■ Task prompt: Give back the full listing verbatim, apart from its images.

[start Data section]

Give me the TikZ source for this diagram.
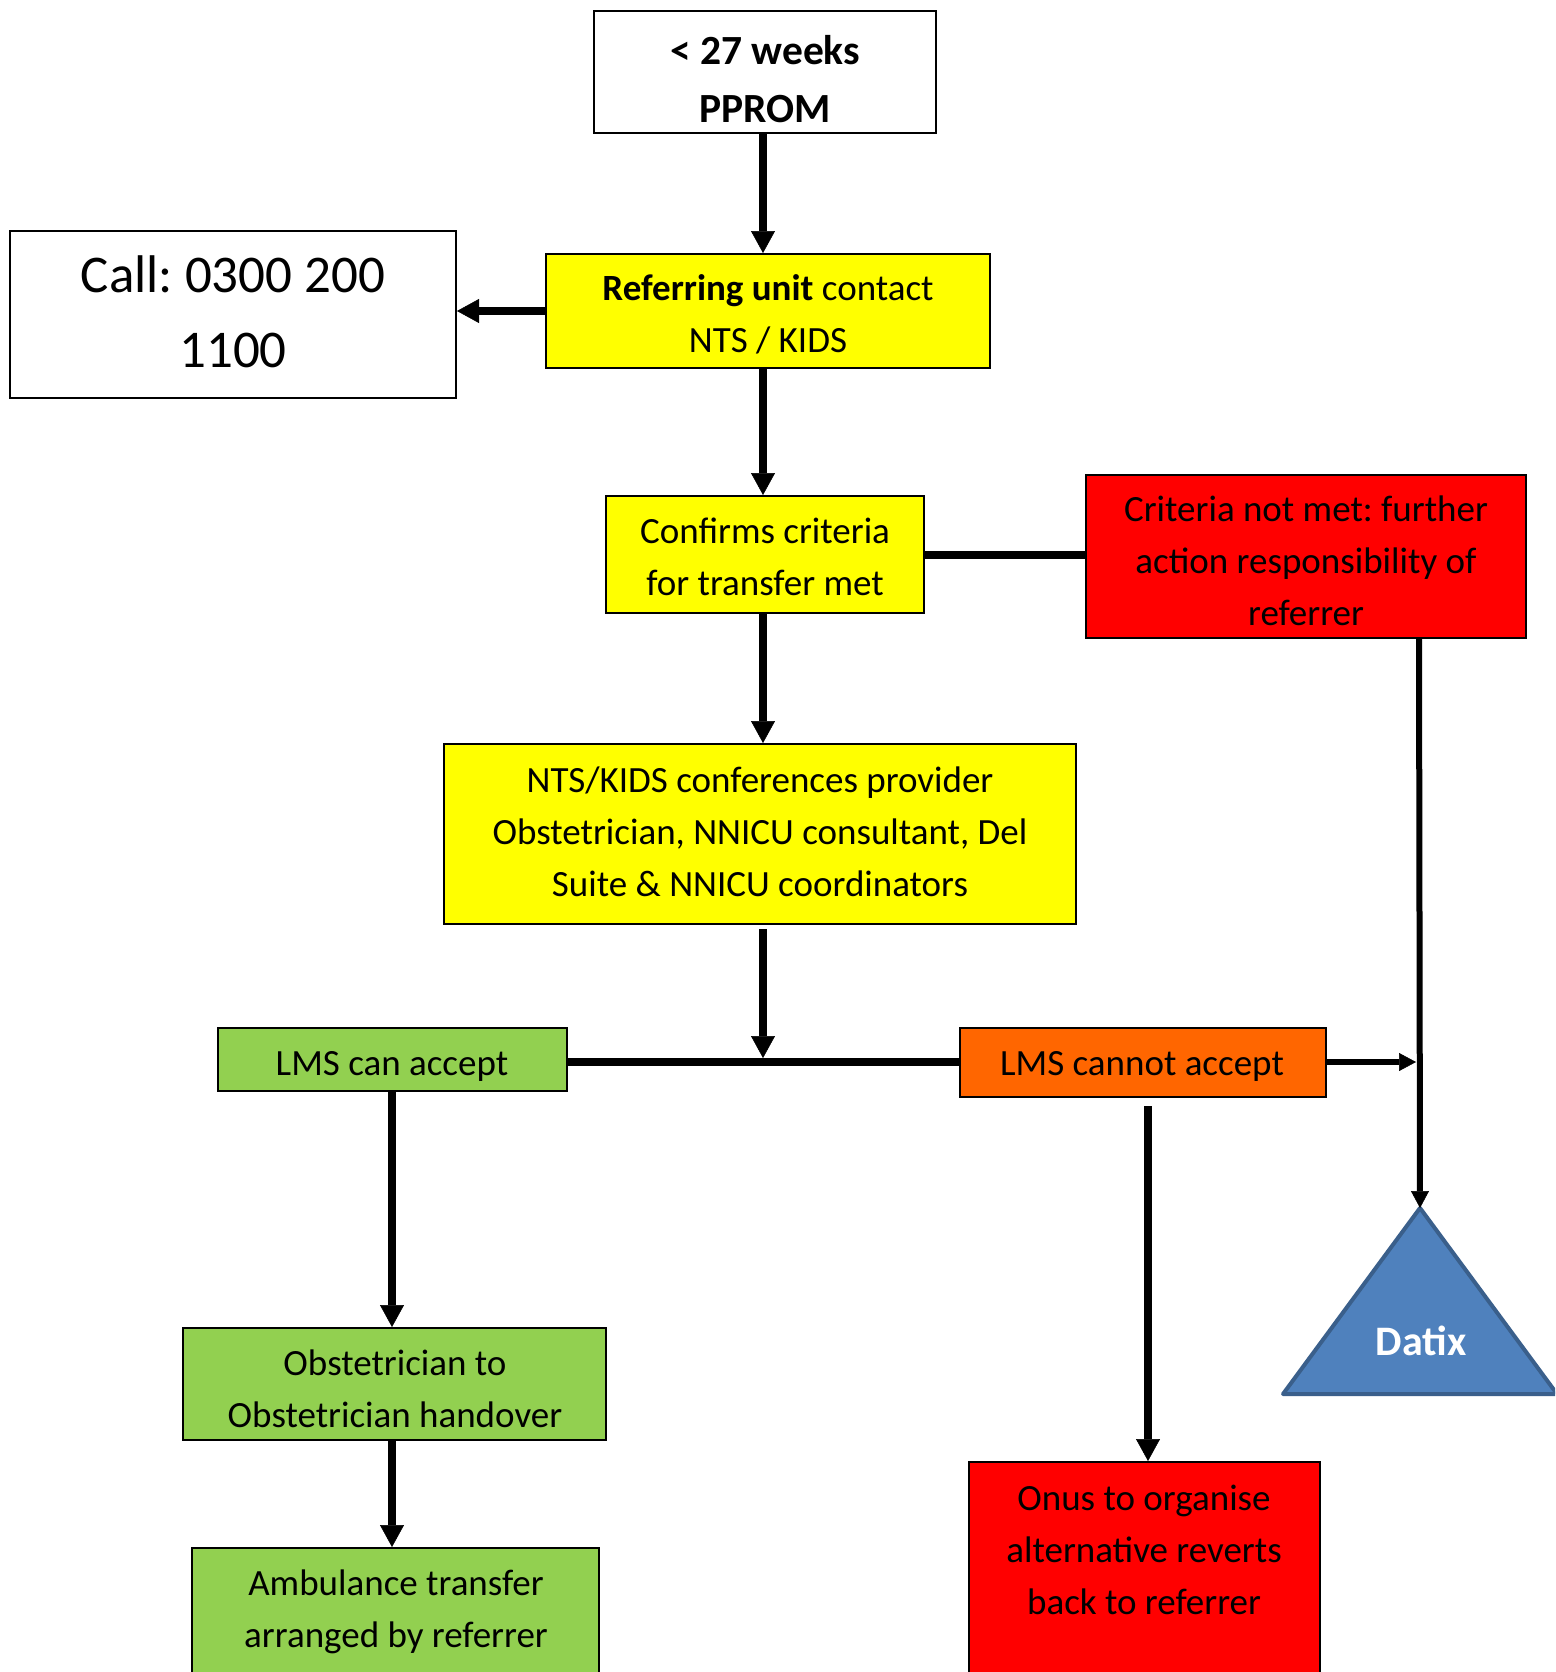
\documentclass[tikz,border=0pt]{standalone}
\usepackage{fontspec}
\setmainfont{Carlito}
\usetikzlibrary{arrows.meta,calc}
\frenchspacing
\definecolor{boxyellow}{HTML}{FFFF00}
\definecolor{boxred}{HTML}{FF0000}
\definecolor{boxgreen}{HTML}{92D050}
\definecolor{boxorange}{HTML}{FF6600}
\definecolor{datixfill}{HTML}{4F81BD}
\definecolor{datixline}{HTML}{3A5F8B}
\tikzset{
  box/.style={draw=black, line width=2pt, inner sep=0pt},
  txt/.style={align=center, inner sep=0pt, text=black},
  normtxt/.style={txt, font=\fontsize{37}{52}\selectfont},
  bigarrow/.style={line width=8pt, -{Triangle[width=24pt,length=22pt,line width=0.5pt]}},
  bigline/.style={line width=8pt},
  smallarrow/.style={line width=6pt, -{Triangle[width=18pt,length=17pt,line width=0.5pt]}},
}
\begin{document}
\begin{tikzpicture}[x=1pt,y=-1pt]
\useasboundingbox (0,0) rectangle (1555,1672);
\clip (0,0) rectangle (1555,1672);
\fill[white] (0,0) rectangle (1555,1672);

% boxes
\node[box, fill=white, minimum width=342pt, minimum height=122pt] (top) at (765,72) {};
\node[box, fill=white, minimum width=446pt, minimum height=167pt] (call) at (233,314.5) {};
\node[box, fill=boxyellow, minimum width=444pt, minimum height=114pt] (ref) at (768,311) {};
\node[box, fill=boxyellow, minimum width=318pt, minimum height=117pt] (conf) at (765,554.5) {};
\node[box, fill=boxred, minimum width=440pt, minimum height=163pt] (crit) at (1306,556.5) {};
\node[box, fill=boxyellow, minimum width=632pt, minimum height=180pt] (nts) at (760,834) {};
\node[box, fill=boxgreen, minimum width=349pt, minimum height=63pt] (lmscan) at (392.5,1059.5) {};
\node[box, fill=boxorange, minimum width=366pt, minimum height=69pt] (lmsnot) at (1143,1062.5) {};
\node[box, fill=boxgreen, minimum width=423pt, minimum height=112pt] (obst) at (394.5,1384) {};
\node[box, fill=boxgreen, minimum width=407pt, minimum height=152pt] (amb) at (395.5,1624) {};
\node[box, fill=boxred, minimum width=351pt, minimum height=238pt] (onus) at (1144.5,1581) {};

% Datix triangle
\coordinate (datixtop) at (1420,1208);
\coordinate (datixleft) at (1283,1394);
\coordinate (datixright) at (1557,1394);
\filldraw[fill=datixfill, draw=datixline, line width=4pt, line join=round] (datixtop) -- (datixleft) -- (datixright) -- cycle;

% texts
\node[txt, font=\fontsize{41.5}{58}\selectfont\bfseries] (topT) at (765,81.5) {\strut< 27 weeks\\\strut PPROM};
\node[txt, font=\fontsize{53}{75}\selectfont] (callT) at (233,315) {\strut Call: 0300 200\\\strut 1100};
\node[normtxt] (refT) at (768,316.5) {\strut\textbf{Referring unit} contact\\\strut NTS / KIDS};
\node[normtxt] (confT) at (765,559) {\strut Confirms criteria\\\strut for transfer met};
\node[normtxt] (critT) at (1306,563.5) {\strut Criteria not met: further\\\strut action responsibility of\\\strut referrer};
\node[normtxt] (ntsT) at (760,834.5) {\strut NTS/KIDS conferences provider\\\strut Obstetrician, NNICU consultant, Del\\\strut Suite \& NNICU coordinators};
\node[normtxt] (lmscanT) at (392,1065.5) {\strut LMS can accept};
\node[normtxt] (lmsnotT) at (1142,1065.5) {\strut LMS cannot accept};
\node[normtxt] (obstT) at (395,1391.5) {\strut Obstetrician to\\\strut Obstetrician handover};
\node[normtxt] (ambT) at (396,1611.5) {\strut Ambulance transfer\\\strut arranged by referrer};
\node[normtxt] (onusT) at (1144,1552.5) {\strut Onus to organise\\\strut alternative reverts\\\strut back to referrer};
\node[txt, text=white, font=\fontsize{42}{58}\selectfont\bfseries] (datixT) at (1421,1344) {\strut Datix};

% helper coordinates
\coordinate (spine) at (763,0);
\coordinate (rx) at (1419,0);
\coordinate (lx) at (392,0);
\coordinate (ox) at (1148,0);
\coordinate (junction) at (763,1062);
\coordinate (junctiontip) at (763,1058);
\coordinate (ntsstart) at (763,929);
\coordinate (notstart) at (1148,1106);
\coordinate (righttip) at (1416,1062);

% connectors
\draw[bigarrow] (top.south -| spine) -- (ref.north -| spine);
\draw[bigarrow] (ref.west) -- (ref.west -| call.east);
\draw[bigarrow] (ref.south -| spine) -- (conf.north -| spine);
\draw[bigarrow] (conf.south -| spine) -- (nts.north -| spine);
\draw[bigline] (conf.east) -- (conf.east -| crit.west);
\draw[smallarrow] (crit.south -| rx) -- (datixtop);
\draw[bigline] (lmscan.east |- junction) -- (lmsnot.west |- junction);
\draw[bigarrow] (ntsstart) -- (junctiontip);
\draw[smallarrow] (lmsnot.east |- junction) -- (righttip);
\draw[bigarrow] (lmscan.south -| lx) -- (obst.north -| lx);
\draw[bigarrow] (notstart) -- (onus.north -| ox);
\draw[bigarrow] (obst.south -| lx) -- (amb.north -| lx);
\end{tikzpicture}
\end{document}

[end Data section]

■ Final answer:
Give me the TikZ source for this diagram.
\documentclass[tikz,border=0pt]{standalone}
\usepackage{fontspec}
\setmainfont{Carlito}
\usetikzlibrary{arrows.meta,calc}
\frenchspacing
\definecolor{boxyellow}{HTML}{FFFF00}
\definecolor{boxred}{HTML}{FF0000}
\definecolor{boxgreen}{HTML}{92D050}
\definecolor{boxorange}{HTML}{FF6600}
\definecolor{datixfill}{HTML}{4F81BD}
\definecolor{datixline}{HTML}{3A5F8B}
\tikzset{
  box/.style={draw=black, line width=2pt, inner sep=0pt},
  txt/.style={align=center, inner sep=0pt, text=black},
  normtxt/.style={txt, font=\fontsize{37}{52}\selectfont},
  bigarrow/.style={line width=8pt, -{Triangle[width=24pt,length=22pt,line width=0.5pt]}},
  bigline/.style={line width=8pt},
  smallarrow/.style={line width=6pt, -{Triangle[width=18pt,length=17pt,line width=0.5pt]}},
}
\begin{document}
\begin{tikzpicture}[x=1pt,y=-1pt]
\useasboundingbox (0,0) rectangle (1555,1672);
\clip (0,0) rectangle (1555,1672);
\fill[white] (0,0) rectangle (1555,1672);

% boxes
\node[box, fill=white, minimum width=342pt, minimum height=122pt] (top) at (765,72) {};
\node[box, fill=white, minimum width=446pt, minimum height=167pt] (call) at (233,314.5) {};
\node[box, fill=boxyellow, minimum width=444pt, minimum height=114pt] (ref) at (768,311) {};
\node[box, fill=boxyellow, minimum width=318pt, minimum height=117pt] (conf) at (765,554.5) {};
\node[box, fill=boxred, minimum width=440pt, minimum height=163pt] (crit) at (1306,556.5) {};
\node[box, fill=boxyellow, minimum width=632pt, minimum height=180pt] (nts) at (760,834) {};
\node[box, fill=boxgreen, minimum width=349pt, minimum height=63pt] (lmscan) at (392.5,1059.5) {};
\node[box, fill=boxorange, minimum width=366pt, minimum height=69pt] (lmsnot) at (1143,1062.5) {};
\node[box, fill=boxgreen, minimum width=423pt, minimum height=112pt] (obst) at (394.5,1384) {};
\node[box, fill=boxgreen, minimum width=407pt, minimum height=152pt] (amb) at (395.5,1624) {};
\node[box, fill=boxred, minimum width=351pt, minimum height=238pt] (onus) at (1144.5,1581) {};

% Datix triangle
\coordinate (datixtop) at (1420,1208);
\coordinate (datixleft) at (1283,1394);
\coordinate (datixright) at (1557,1394);
\filldraw[fill=datixfill, draw=datixline, line width=4pt, line join=round] (datixtop) -- (datixleft) -- (datixright) -- cycle;

% texts
\node[txt, font=\fontsize{41.5}{58}\selectfont\bfseries] (topT) at (765,81.5) {\strut< 27 weeks\\\strut PPROM};
\node[txt, font=\fontsize{53}{75}\selectfont] (callT) at (233,315) {\strut Call: 0300 200\\\strut 1100};
\node[normtxt] (refT) at (768,316.5) {\strut\textbf{Referring unit} contact\\\strut NTS / KIDS};
\node[normtxt] (confT) at (765,559) {\strut Confirms criteria\\\strut for transfer met};
\node[normtxt] (critT) at (1306,563.5) {\strut Criteria not met: further\\\strut action responsibility of\\\strut referrer};
\node[normtxt] (ntsT) at (760,834.5) {\strut NTS/KIDS conferences provider\\\strut Obstetrician, NNICU consultant, Del\\\strut Suite \& NNICU coordinators};
\node[normtxt] (lmscanT) at (392,1065.5) {\strut LMS can accept};
\node[normtxt] (lmsnotT) at (1142,1065.5) {\strut LMS cannot accept};
\node[normtxt] (obstT) at (395,1391.5) {\strut Obstetrician to\\\strut Obstetrician handover};
\node[normtxt] (ambT) at (396,1611.5) {\strut Ambulance transfer\\\strut arranged by referrer};
\node[normtxt] (onusT) at (1144,1552.5) {\strut Onus to organise\\\strut alternative reverts\\\strut back to referrer};
\node[txt, text=white, font=\fontsize{42}{58}\selectfont\bfseries] (datixT) at (1421,1344) {\strut Datix};

% helper coordinates
\coordinate (spine) at (763,0);
\coordinate (rx) at (1419,0);
\coordinate (lx) at (392,0);
\coordinate (ox) at (1148,0);
\coordinate (junction) at (763,1062);
\coordinate (junctiontip) at (763,1058);
\coordinate (ntsstart) at (763,929);
\coordinate (notstart) at (1148,1106);
\coordinate (righttip) at (1416,1062);

% connectors
\draw[bigarrow] (top.south -| spine) -- (ref.north -| spine);
\draw[bigarrow] (ref.west) -- (ref.west -| call.east);
\draw[bigarrow] (ref.south -| spine) -- (conf.north -| spine);
\draw[bigarrow] (conf.south -| spine) -- (nts.north -| spine);
\draw[bigline] (conf.east) -- (conf.east -| crit.west);
\draw[smallarrow] (crit.south -| rx) -- (datixtop);
\draw[bigline] (lmscan.east |- junction) -- (lmsnot.west |- junction);
\draw[bigarrow] (ntsstart) -- (junctiontip);
\draw[smallarrow] (lmsnot.east |- junction) -- (righttip);
\draw[bigarrow] (lmscan.south -| lx) -- (obst.north -| lx);
\draw[bigarrow] (notstart) -- (onus.north -| ox);
\draw[bigarrow] (obst.south -| lx) -- (amb.north -| lx);
\end{tikzpicture}
\end{document}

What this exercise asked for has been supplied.